Sysco’s raw size, however, allows it to stand apart from the pack. The company owns a vast and unmatched network with 323 distribution centers worldwide. (Source: “FY19 At a Glance,” Sysco Corporation, last accessed September 26, 2019.)
By being located closer to its customers, the firm enjoys lower transportation costs than its rivals. Management can also spread the fixed costs of running the business (overhead, legal, administration, etc.) over a larger base of sales.
Sysco’s scale also gives it plenty of heft at the negotiating table with suppliers. Last year, the business generated $60.0 billion in sales.
In comparison, Starbucks Corporation (NASDAQ:SBUX) only booked $24.7 billion in revenue in fiscal 2018, US Foods Holding Corp booked $24.2 billion, McDonald’s Corp (NYSE:MCD) booked $21.0 billion, and Subway IP LLC booked $10.4 billion.
This position allows Sysco to play hardball with suppliers, demanding lower prices and more favorable terms. All of which results in more money for Sysco stockholders.
But Sysco’s biggest advantage comes from a source that most investors overlook: data. As the largest player in its industry, management has access to more information than any of its competitors. This allows Sysco executives to make better forecasts and plans. That translates into ensuring that deliveries get made on time and that products get selected based on what’s most in line with customers’ tastes.
As a result, Sysco’s service level—the percentage of orders that are delivered on time, billed correctly, and fulfilled with no substitutions—has averaged 98.5%. (Source: “Narrow-Moat Sysco Capitalizing on Its Low-Cost Advantage to Withstand Competitive Angst,” Morningstar, August 12, 2019.)
We can’t compare this statistic to that of its competitors because those companies don’t disclose it. Given that those rivals usually omit this data point, it’s unlikely they come anywhere close to matching Sysco’s level of customer service. So it should come as no surprise that Sysco often pops to mind first when customers need fresh inventory delivered on time and on budget.
You can see all of these advantages show up in the company’s financial results. Since 2015, Sysco’s adjusted operating margins have averaged 4.2%. By comparison, U.S. Foods and Performance Food Group Co (NYSE:PFGC) have posted average operating margins of 3.0% and 1.4% respectively.

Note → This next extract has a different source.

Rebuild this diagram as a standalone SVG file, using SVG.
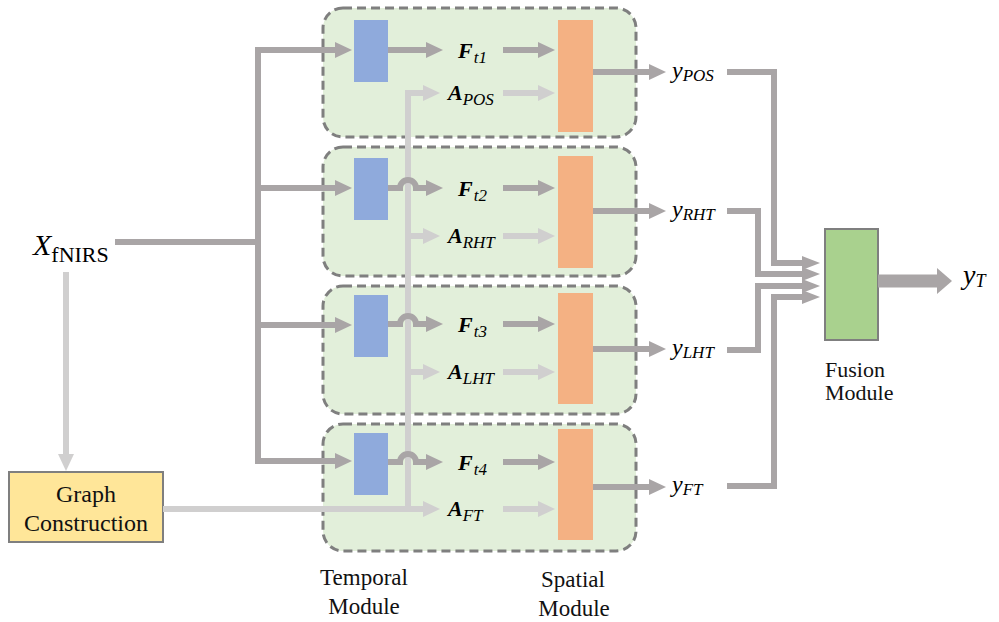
<svg xmlns="http://www.w3.org/2000/svg" width="999" height="622" viewBox="0 0 999 622">
<style>
.panel{fill:#e2efda;stroke:#7f7f7f;stroke-width:3;stroke-dasharray:9 5}
.blue{fill:#8faadc}
.orange{fill:#f4b183}
.dk{fill:none;stroke:#a9a5a6;stroke-width:6}
.lt{fill:none;stroke:#d0cfcf;stroke-width:6}
.dkm{marker-end:url(#hd)}
.ltm{marker-end:url(#hl)}
.math{font-style:italic;fill:#000}
.bi{font-weight:bold;font-size:22px}
.sub{font-size:17px;font-weight:normal}
.lbl{font-size:23px;fill:#111}
</style>
<defs>
<marker id="hd" markerUnits="userSpaceOnUse" markerWidth="17" markerHeight="16" viewBox="0 0 17 16" refX="0" refY="8" orient="auto"><path d="M0,0 L17,8 L0,16 z" fill="#a9a5a6"/></marker>
<marker id="hl" markerUnits="userSpaceOnUse" markerWidth="17" markerHeight="16" viewBox="0 0 17 16" refX="0" refY="8" orient="auto"><path d="M0,0 L17,8 L0,16 z" fill="#d0cfcf"/></marker>
<marker id="hf" markerUnits="userSpaceOnUse" markerWidth="18" markerHeight="14" viewBox="0 0 18 14" refX="0" refY="7" orient="auto"><path d="M0,0 L18,7 L0,14 z" fill="#a9a5a6"/></marker>
<marker id="hb" markerUnits="userSpaceOnUse" markerWidth="15" markerHeight="26" viewBox="0 0 15 26" refX="0" refY="13" orient="auto"><path d="M0,0 L15,13 L0,26 z" fill="#a9a5a6"/></marker>
</defs>

<g id="panel1"><rect class="panel" x="323" y="8" width="313" height="129" rx="20"/><rect class="blue" x="354" y="20" width="34" height="62"/><rect class="orange" x="558" y="20" width="35" height="112"/></g>
<g id="panel2"><rect class="panel" x="323" y="147" width="313" height="129" rx="20"/><rect class="blue" x="354" y="158" width="34" height="62"/><rect class="orange" x="558" y="156" width="35" height="112"/></g>
<g id="panel3"><rect class="panel" x="323" y="286" width="313" height="128" rx="20"/><rect class="blue" x="354" y="295" width="34" height="62"/><rect class="orange" x="558" y="293" width="35" height="111"/></g>
<g id="panel4"><rect class="panel" x="323" y="424" width="313" height="127" rx="20"/><rect class="blue" x="354" y="433" width="34" height="62"/><rect class="orange" x="558" y="429" width="35" height="111"/></g>

<g id="graph-construction" font-family="Liberation Serif, Times New Roman, serif"><rect x="9" y="472" width="154" height="70" fill="#ffe699" stroke="#7f7f7f" stroke-width="2"/><text class="lbl" font-size="24" style="font-size:24px" x="86" y="502" text-anchor="middle">Graph</text><text class="lbl" style="font-size:24px" x="86" y="531" text-anchor="middle">Construction</text></g>
<g id="fusion" font-family="Liberation Serif, Times New Roman, serif"><rect x="825" y="229" width="53" height="111" fill="#a9d18e" stroke="#7f7f7f" stroke-width="2"/><text class="lbl" style="font-size:22px" x="825" y="377">Fusion</text><text class="lbl" style="font-size:22px" x="825" y="400">Module</text></g>

<g id="connectors">
<path class="lt ltm" d="M66,272 V454"/>
<path class="lt" d="M408,509 V93"/>
<path class="lt ltm" d="M163,509 H423"/>
<path class="lt ltm" d="M405,93 H423"/>
<path class="lt ltm" d="M408,236 H423"/>
<path class="lt ltm" d="M408,372 H423"/>
<path class="lt ltm" d="M503,93 H538"/>
<path class="lt ltm" d="M503,236 H538"/>
<path class="lt ltm" d="M503,372 H538"/>
<path class="lt ltm" d="M503,509 H538"/>

<path class="dk" d="M115,242 H258"/>
<path class="dk" d="M258,47 V464"/>
<path class="dk dkm" d="M255,50 H335"/>
<path class="dk dkm" d="M258,188 H335"/>
<path class="dk dkm" d="M258,325 H335"/>
<path class="dk dkm" d="M255,461 H335"/>

<path class="dk dkm" d="M388,50 H426"/>
<path class="dk dkm" d="M388,188 H400 A8,8 0 0 1 416,188 H426"/>
<path class="dk dkm" d="M388,324 H400 A8,8 0 0 1 416,324 H426"/>
<path class="dk dkm" d="M388,462 H400 A8,8 0 0 1 416,462 H426"/>

<path class="dk dkm" d="M503,50 H538"/>
<path class="dk dkm" d="M503,188 H538"/>
<path class="dk dkm" d="M503,324 H538"/>
<path class="dk dkm" d="M503,462 H538"/>

<path class="dk dkm" d="M593,72 H649"/>
<path class="dk dkm" d="M593,211 H649"/>
<path class="dk dkm" d="M593,349 H649"/>
<path class="dk dkm" d="M593,487 H649"/>

<path class="dk" style="marker-end:url(#hf)" d="M727,72 H774 V263 H802"/>
<path class="dk" style="marker-end:url(#hf)" d="M727,211 H758 V274 H802"/>
<path class="dk" style="marker-end:url(#hf)" d="M727,350 H758 V286 H802"/>
<path class="dk" style="marker-end:url(#hf)" d="M727,486 H774 V297 H802"/>

<path class="dk" style="stroke-width:13;marker-end:url(#hb)" d="M878,281 H937"/>
</g>

<g id="labels" font-family="Liberation Serif, Times New Roman, serif">
<text class="math" x="33" y="255" font-size="30">X<tspan dy="7" style="font-style:normal;font-size:22px">fNIRS</tspan></text>

<text class="math" x="458" y="58"><tspan class="bi">F</tspan><tspan class="sub" dx="1" dy="5">t1</tspan></text>
<text class="math" x="458" y="196"><tspan class="bi">F</tspan><tspan class="sub" dx="1" dy="5">t2</tspan></text>
<text class="math" x="458" y="332"><tspan class="bi">F</tspan><tspan class="sub" dx="1" dy="5">t3</tspan></text>
<text class="math" x="458" y="470"><tspan class="bi">F</tspan><tspan class="sub" dx="1" dy="5">t4</tspan></text>

<text class="math" x="448" y="100"><tspan class="bi">A</tspan><tspan class="sub" dy="5">POS</tspan></text>
<text class="math" x="448" y="243"><tspan class="bi">A</tspan><tspan class="sub" dy="5">RHT</tspan></text>
<text class="math" x="448" y="379"><tspan class="bi">A</tspan><tspan class="sub" dy="5">LHT</tspan></text>
<text class="math" x="448" y="516"><tspan class="bi">A</tspan><tspan class="sub" dy="5">FT</tspan></text>

<text class="math" x="672" y="78" font-size="24">y<tspan class="sub" dy="3">POS</tspan></text>
<text class="math" x="672" y="217" font-size="24">y<tspan class="sub" dy="3">RHT</tspan></text>
<text class="math" x="672" y="355" font-size="24">y<tspan class="sub" dy="3">LHT</tspan></text>
<text class="math" x="672" y="492" font-size="24">y<tspan class="sub" dy="3">FT</tspan></text>

<text class="math" x="963" y="284" font-size="28">y<tspan dy="3" style="font-size:18px">T</tspan></text>

<text class="lbl" x="364" y="585" text-anchor="middle">Temporal</text>
<text class="lbl" x="364" y="614" text-anchor="middle">Module</text>
<text class="lbl" x="573" y="587" text-anchor="middle">Spatial</text>
<text class="lbl" x="574" y="616" text-anchor="middle">Module</text>
</g>
</svg>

And over the past decade, Sysco has generated between $0.15 and $0.20 in annual profit on every dollar of debt and equity invested into the business.
It’s rare to see a business earn those kind of returns in any given year, let alone sustain those results over a decade. Needless to say, that much money flowing to the bottom line has resulted in outsized returns for SYY stock owners.
Chart courtesy of StockCharts.com
This has created a cash cow for Sysco shareholders. Management has boosted the company’s distribution every single year since 1969. Even through the financial crisis, Sysco executives kept hiking the payout to their investors.
Last year, the company paid out $1.8 billion in combined dividends and stock buybacks. That comes out to a respectable shareholder yield of five percent. (Source: “FY19 At a Glance,” Sysco Corporation, op. cit.)
Looking forward, Sysco Corporation appears to be a good stock for putting fresh money to work. Sysco stock has traded sideways for the better part of a year, allowing earnings to catch up to the share price. At 15-times forward earnings, the company trades at its cheapest multiple since we originally wrote about it in 2015.
That discount might not last long, given management’s new cost-cutting program. Earlier this year, Sysco executives rolled out plans to squeeze more money out of the business by centralizing operations, offshoring transaction work, and slashing corporate salaries.
This initiative should provide a big boost to margins next year and free up more funds for dividend hikes. It could also serve as a big catalyst for the SYY stock price.
That’s the benefit of owning big, mean companies.